## Work instructions
All of the lines below are to be printed again exactly; images are excluded from the output.

## Provided material
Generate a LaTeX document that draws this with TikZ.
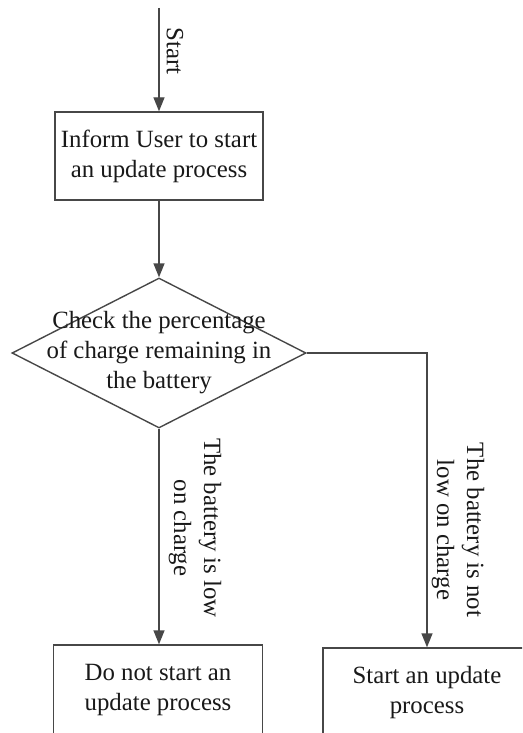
\documentclass[tikz,border=0pt]{standalone}
\usepackage{fontspec}
\setmainfont{Liberation Serif}
\usetikzlibrary{arrows.meta,shapes.geometric}
\begin{document}
\begin{tikzpicture}[x=1pt,y=-1pt, line width=1.4pt,
  every node/.style={font=\fontsize{24.8}{30}\selectfont, text=black!90},
  box/.style={draw=black!72, rectangle, align=center, inner sep=0pt},
  arr/.style={draw=black!72, -{Triangle[length=14pt,width=11pt]}},
  lbl/.style={rotate=-90, align=center, inner sep=0pt}]
\useasboundingbox (0,0) rectangle (522,733);
\clip (0,0) rectangle (522,733);
\fill[white] (0,0) rectangle (522,733);

\node[box, minimum width=208pt, minimum height=88pt] (inform) at (159,156) {Inform User to start\\an update process};
\node[diamond, draw=black!72, minimum width=294pt, minimum height=150pt, inner sep=0pt] (check) at (159,353) {};
\node[align=center, inner sep=0pt] (checktext) at (159,353) {Check the percentage\\of charge remaining in\\the battery};
\node[box, minimum width=209pt, minimum height=90pt] (nostart) at (158,690) {Do not start an\\update process};
\node[box, minimum width=208pt, minimum height=89pt] (start) at (427,692.5) {Start an update\\process};

\coordinate (begin) at (159,8);
\draw[arr] (begin) -- (inform.north);
\draw[arr] (inform.south) -- (check.north);
\draw[arr] (check.south) -- (check.south |- nostart.north);
\draw[arr] (check.east) -| (start.north);

\node[lbl] (startlbl) at (175,51) {Start};
\node[lbl] (lowlbl) at (195,528) {The battery is low\\on charge};
\node[lbl] (notlowlbl) at (458,530) {The battery is not\\low on charge};
\end{tikzpicture}
\end{document}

## Complete output
Generate a LaTeX document that draws this with TikZ.
\documentclass[tikz,border=0pt]{standalone}
\usepackage{fontspec}
\setmainfont{Liberation Serif}
\usetikzlibrary{arrows.meta,shapes.geometric}
\begin{document}
\begin{tikzpicture}[x=1pt,y=-1pt, line width=1.4pt,
  every node/.style={font=\fontsize{24.8}{30}\selectfont, text=black!90},
  box/.style={draw=black!72, rectangle, align=center, inner sep=0pt},
  arr/.style={draw=black!72, -{Triangle[length=14pt,width=11pt]}},
  lbl/.style={rotate=-90, align=center, inner sep=0pt}]
\useasboundingbox (0,0) rectangle (522,733);
\clip (0,0) rectangle (522,733);
\fill[white] (0,0) rectangle (522,733);

\node[box, minimum width=208pt, minimum height=88pt] (inform) at (159,156) {Inform User to start\\an update process};
\node[diamond, draw=black!72, minimum width=294pt, minimum height=150pt, inner sep=0pt] (check) at (159,353) {};
\node[align=center, inner sep=0pt] (checktext) at (159,353) {Check the percentage\\of charge remaining in\\the battery};
\node[box, minimum width=209pt, minimum height=90pt] (nostart) at (158,690) {Do not start an\\update process};
\node[box, minimum width=208pt, minimum height=89pt] (start) at (427,692.5) {Start an update\\process};

\coordinate (begin) at (159,8);
\draw[arr] (begin) -- (inform.north);
\draw[arr] (inform.south) -- (check.north);
\draw[arr] (check.south) -- (check.south |- nostart.north);
\draw[arr] (check.east) -| (start.north);

\node[lbl] (startlbl) at (175,51) {Start};
\node[lbl] (lowlbl) at (195,528) {The battery is low\\on charge};
\node[lbl] (notlowlbl) at (458,530) {The battery is not\\low on charge};
\end{tikzpicture}
\end{document}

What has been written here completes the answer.